§ Source data
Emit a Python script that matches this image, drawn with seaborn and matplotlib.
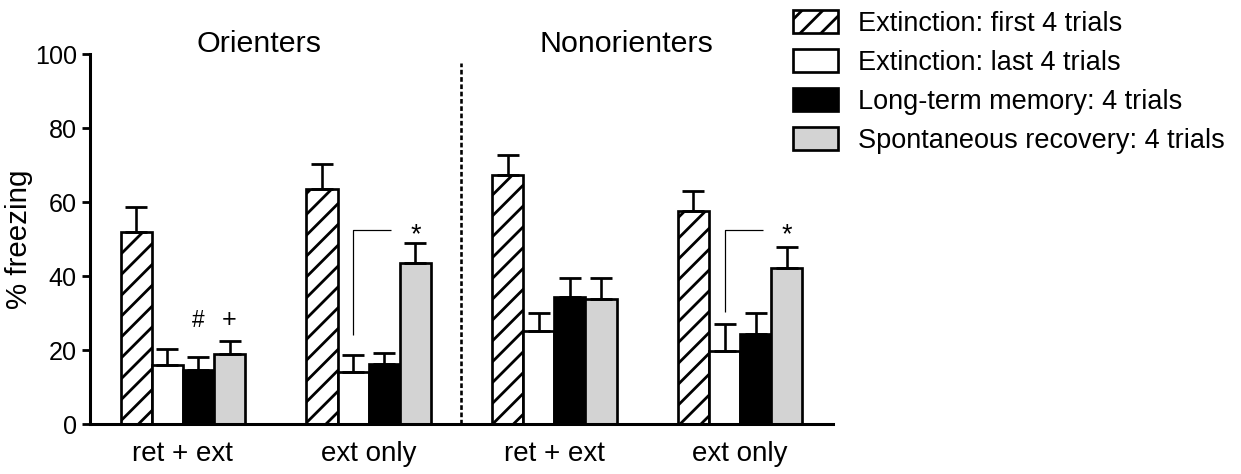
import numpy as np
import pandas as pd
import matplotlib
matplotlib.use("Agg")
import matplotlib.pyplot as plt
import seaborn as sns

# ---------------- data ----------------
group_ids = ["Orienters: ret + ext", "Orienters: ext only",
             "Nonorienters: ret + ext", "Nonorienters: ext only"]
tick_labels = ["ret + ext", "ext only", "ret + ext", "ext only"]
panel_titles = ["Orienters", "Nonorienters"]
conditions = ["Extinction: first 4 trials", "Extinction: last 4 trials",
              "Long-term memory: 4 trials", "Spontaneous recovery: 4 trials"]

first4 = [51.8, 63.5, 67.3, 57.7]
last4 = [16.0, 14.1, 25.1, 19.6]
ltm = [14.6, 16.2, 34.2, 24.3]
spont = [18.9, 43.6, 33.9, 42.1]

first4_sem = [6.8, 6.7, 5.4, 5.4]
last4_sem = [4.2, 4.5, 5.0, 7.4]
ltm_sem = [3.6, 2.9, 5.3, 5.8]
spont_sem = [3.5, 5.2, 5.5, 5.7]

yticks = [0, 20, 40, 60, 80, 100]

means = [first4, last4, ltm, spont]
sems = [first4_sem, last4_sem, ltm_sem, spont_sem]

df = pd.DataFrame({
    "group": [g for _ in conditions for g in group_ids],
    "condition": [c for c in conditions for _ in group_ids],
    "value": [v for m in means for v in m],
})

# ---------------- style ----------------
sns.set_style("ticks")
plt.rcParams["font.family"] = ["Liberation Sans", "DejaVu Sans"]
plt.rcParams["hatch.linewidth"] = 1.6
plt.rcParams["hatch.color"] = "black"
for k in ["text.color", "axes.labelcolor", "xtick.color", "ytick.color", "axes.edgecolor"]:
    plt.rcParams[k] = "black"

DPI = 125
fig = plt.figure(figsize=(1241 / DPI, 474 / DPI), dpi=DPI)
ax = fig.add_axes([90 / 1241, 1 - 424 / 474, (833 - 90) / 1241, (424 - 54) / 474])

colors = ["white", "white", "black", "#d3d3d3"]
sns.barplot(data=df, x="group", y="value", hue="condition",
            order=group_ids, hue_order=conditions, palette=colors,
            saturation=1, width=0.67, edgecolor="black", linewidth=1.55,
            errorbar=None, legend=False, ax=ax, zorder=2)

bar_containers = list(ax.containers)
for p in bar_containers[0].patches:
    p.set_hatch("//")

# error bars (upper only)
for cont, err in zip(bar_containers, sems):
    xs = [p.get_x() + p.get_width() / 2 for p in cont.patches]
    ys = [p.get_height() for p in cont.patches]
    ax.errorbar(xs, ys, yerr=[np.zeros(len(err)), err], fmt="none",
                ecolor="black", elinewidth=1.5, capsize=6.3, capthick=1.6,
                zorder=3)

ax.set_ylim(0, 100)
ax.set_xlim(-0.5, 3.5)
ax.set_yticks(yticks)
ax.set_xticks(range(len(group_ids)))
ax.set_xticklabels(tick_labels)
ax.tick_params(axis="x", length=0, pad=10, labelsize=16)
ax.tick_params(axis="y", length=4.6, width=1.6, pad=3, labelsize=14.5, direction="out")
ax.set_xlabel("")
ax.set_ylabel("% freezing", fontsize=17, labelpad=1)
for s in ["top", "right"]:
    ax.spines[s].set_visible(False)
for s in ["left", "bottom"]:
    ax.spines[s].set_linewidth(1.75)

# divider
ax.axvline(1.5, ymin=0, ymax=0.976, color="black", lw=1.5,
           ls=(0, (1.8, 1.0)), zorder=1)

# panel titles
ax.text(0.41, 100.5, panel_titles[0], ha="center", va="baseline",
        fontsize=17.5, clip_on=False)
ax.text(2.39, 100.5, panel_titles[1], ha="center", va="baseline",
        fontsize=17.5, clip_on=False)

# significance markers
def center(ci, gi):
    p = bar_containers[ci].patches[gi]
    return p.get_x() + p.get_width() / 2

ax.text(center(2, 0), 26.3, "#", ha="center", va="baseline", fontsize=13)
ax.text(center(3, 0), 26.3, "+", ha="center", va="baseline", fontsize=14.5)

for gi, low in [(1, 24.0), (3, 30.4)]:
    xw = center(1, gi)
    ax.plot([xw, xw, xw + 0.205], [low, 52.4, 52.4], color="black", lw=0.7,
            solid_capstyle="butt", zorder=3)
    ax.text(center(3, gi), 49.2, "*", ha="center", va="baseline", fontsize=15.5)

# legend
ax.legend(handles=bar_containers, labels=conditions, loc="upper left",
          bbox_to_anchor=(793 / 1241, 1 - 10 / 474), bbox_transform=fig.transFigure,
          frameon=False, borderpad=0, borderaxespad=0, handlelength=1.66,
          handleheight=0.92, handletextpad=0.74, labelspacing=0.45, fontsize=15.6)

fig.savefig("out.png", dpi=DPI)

§ Exercise aim
Pictures are excluded; output everything else in the data verbatim.

§ Output for this exercise
Emit a Python script that matches this image, drawn with seaborn and matplotlib.
import numpy as np
import pandas as pd
import matplotlib
matplotlib.use("Agg")
import matplotlib.pyplot as plt
import seaborn as sns

# ---------------- data ----------------
group_ids = ["Orienters: ret + ext", "Orienters: ext only",
             "Nonorienters: ret + ext", "Nonorienters: ext only"]
tick_labels = ["ret + ext", "ext only", "ret + ext", "ext only"]
panel_titles = ["Orienters", "Nonorienters"]
conditions = ["Extinction: first 4 trials", "Extinction: last 4 trials",
              "Long-term memory: 4 trials", "Spontaneous recovery: 4 trials"]

first4 = [51.8, 63.5, 67.3, 57.7]
last4 = [16.0, 14.1, 25.1, 19.6]
ltm = [14.6, 16.2, 34.2, 24.3]
spont = [18.9, 43.6, 33.9, 42.1]

first4_sem = [6.8, 6.7, 5.4, 5.4]
last4_sem = [4.2, 4.5, 5.0, 7.4]
ltm_sem = [3.6, 2.9, 5.3, 5.8]
spont_sem = [3.5, 5.2, 5.5, 5.7]

yticks = [0, 20, 40, 60, 80, 100]

means = [first4, last4, ltm, spont]
sems = [first4_sem, last4_sem, ltm_sem, spont_sem]

df = pd.DataFrame({
    "group": [g for _ in conditions for g in group_ids],
    "condition": [c for c in conditions for _ in group_ids],
    "value": [v for m in means for v in m],
})

# ---------------- style ----------------
sns.set_style("ticks")
plt.rcParams["font.family"] = ["Liberation Sans", "DejaVu Sans"]
plt.rcParams["hatch.linewidth"] = 1.6
plt.rcParams["hatch.color"] = "black"
for k in ["text.color", "axes.labelcolor", "xtick.color", "ytick.color", "axes.edgecolor"]:
    plt.rcParams[k] = "black"

DPI = 125
fig = plt.figure(figsize=(1241 / DPI, 474 / DPI), dpi=DPI)
ax = fig.add_axes([90 / 1241, 1 - 424 / 474, (833 - 90) / 1241, (424 - 54) / 474])

colors = ["white", "white", "black", "#d3d3d3"]
sns.barplot(data=df, x="group", y="value", hue="condition",
            order=group_ids, hue_order=conditions, palette=colors,
            saturation=1, width=0.67, edgecolor="black", linewidth=1.55,
            errorbar=None, legend=False, ax=ax, zorder=2)

bar_containers = list(ax.containers)
for p in bar_containers[0].patches:
    p.set_hatch("//")

# error bars (upper only)
for cont, err in zip(bar_containers, sems):
    xs = [p.get_x() + p.get_width() / 2 for p in cont.patches]
    ys = [p.get_height() for p in cont.patches]
    ax.errorbar(xs, ys, yerr=[np.zeros(len(err)), err], fmt="none",
                ecolor="black", elinewidth=1.5, capsize=6.3, capthick=1.6,
                zorder=3)

ax.set_ylim(0, 100)
ax.set_xlim(-0.5, 3.5)
ax.set_yticks(yticks)
ax.set_xticks(range(len(group_ids)))
ax.set_xticklabels(tick_labels)
ax.tick_params(axis="x", length=0, pad=10, labelsize=16)
ax.tick_params(axis="y", length=4.6, width=1.6, pad=3, labelsize=14.5, direction="out")
ax.set_xlabel("")
ax.set_ylabel("% freezing", fontsize=17, labelpad=1)
for s in ["top", "right"]:
    ax.spines[s].set_visible(False)
for s in ["left", "bottom"]:
    ax.spines[s].set_linewidth(1.75)

# divider
ax.axvline(1.5, ymin=0, ymax=0.976, color="black", lw=1.5,
           ls=(0, (1.8, 1.0)), zorder=1)

# panel titles
ax.text(0.41, 100.5, panel_titles[0], ha="center", va="baseline",
        fontsize=17.5, clip_on=False)
ax.text(2.39, 100.5, panel_titles[1], ha="center", va="baseline",
        fontsize=17.5, clip_on=False)

# significance markers
def center(ci, gi):
    p = bar_containers[ci].patches[gi]
    return p.get_x() + p.get_width() / 2

ax.text(center(2, 0), 26.3, "#", ha="center", va="baseline", fontsize=13)
ax.text(center(3, 0), 26.3, "+", ha="center", va="baseline", fontsize=14.5)

for gi, low in [(1, 24.0), (3, 30.4)]:
    xw = center(1, gi)
    ax.plot([xw, xw, xw + 0.205], [low, 52.4, 52.4], color="black", lw=0.7,
            solid_capstyle="butt", zorder=3)
    ax.text(center(3, gi), 49.2, "*", ha="center", va="baseline", fontsize=15.5)

# legend
ax.legend(handles=bar_containers, labels=conditions, loc="upper left",
          bbox_to_anchor=(793 / 1241, 1 - 10 / 474), bbox_transform=fig.transFigure,
          frameon=False, borderpad=0, borderaxespad=0, handlelength=1.66,
          handleheight=0.92, handletextpad=0.74, labelspacing=0.45, fontsize=15.6)

fig.savefig("out.png", dpi=DPI)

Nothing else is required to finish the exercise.